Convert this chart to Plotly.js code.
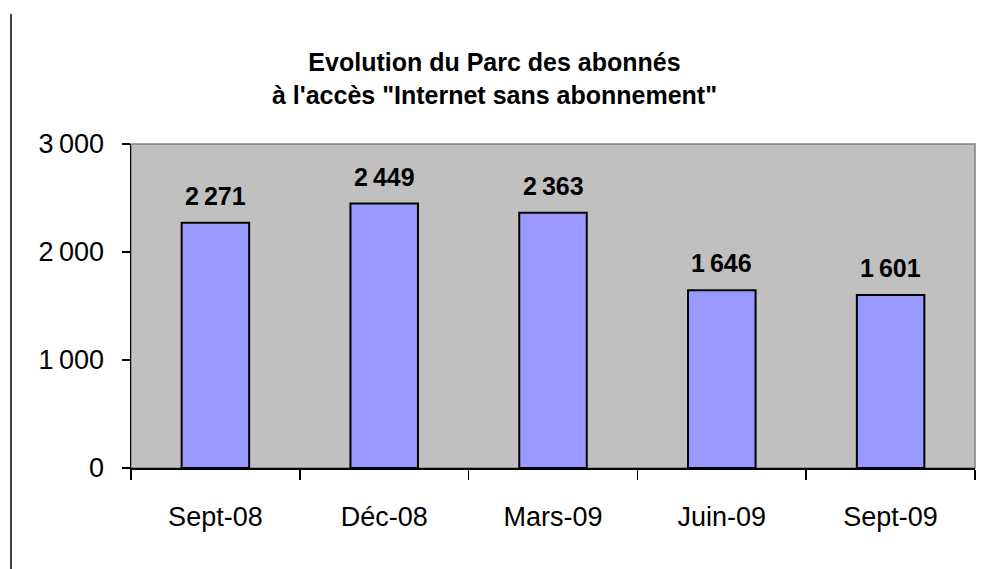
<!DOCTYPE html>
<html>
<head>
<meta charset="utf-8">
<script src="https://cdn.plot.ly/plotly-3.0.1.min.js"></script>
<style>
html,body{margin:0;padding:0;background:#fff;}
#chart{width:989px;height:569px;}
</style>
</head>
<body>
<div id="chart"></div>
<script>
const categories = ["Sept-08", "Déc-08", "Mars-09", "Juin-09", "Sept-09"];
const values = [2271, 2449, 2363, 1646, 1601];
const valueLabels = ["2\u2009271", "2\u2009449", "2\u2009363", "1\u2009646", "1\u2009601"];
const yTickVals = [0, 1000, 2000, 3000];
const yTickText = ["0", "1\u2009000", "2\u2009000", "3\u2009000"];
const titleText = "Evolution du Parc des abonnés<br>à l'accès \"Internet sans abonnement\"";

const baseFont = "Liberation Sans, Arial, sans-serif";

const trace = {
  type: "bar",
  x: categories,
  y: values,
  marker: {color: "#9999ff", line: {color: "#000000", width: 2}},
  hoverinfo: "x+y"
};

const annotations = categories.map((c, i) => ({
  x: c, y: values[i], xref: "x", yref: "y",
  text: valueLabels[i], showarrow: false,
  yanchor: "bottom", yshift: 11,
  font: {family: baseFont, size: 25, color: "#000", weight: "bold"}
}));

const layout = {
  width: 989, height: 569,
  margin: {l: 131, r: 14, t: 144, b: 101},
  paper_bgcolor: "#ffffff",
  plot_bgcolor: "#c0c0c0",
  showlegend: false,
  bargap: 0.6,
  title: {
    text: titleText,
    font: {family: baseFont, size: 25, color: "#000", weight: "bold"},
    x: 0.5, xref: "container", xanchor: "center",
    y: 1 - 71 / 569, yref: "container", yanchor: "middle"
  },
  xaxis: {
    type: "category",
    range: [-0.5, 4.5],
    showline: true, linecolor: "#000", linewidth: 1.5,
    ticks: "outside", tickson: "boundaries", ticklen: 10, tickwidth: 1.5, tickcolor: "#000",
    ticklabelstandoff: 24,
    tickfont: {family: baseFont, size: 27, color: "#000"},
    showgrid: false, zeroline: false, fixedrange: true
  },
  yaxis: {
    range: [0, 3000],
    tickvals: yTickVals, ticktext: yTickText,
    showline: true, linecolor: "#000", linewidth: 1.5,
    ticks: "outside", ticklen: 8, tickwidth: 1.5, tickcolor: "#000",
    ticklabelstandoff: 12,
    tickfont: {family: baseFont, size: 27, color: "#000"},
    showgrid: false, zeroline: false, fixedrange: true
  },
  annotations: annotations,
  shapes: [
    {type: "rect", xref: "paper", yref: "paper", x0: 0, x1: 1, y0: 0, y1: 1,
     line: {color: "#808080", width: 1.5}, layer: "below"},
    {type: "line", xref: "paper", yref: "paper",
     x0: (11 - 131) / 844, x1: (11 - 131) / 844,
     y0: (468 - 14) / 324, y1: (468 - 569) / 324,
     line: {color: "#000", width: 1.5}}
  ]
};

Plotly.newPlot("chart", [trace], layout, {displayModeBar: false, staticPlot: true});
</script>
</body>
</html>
--
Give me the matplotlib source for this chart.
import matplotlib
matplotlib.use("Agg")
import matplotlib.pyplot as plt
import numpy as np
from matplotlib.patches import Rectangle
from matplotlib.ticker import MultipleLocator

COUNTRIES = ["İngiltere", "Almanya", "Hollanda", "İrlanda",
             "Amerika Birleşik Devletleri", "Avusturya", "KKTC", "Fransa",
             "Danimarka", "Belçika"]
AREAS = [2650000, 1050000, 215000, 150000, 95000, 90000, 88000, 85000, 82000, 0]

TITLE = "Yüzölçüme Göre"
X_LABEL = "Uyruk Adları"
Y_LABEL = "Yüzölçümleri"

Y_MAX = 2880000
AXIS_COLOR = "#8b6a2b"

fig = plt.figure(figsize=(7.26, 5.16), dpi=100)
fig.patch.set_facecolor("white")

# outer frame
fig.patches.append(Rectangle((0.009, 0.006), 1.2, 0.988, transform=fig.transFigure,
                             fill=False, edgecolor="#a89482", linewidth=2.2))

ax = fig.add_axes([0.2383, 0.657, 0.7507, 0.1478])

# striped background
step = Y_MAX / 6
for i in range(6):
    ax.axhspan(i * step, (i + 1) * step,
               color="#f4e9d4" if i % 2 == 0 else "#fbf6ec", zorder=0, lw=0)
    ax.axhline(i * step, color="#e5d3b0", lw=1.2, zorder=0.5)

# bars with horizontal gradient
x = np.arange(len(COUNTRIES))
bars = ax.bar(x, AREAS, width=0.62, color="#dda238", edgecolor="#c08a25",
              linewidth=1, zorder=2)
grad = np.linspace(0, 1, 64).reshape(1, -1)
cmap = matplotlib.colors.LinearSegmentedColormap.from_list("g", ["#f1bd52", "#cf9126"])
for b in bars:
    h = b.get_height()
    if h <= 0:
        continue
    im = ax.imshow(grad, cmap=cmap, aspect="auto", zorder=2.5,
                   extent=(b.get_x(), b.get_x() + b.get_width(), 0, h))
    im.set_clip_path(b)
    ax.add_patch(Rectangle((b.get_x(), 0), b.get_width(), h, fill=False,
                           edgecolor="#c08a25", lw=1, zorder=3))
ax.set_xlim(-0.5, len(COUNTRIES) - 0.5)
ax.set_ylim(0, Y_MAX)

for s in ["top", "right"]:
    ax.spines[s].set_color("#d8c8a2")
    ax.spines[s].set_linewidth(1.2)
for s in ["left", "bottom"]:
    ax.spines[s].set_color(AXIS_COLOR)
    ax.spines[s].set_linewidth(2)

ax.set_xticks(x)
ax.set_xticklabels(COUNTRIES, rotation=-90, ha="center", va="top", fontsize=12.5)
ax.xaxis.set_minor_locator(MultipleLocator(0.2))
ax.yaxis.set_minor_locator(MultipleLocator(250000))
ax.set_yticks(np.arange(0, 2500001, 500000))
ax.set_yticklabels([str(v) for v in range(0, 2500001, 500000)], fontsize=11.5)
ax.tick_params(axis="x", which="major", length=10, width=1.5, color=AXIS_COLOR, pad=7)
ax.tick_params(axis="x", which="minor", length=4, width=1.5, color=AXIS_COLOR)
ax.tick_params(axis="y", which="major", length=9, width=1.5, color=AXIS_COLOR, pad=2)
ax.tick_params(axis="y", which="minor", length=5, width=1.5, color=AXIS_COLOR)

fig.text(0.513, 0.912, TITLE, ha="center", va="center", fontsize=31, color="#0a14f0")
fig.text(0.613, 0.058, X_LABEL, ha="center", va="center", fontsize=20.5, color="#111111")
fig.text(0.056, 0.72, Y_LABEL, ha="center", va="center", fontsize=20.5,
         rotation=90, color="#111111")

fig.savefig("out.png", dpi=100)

- **WHAT NEEDS TO BE DONE**:
Copy out every line of the listing that contains the string "chart".

- **RESULT**:
Convert this chart to Plotly.js code.
#chart{width:989px;height:569px;}
<div id="chart"></div>
Plotly.newPlot("chart", [trace], layout, {displayModeBar: false, staticPlot: true});
Give me the matplotlib source for this chart.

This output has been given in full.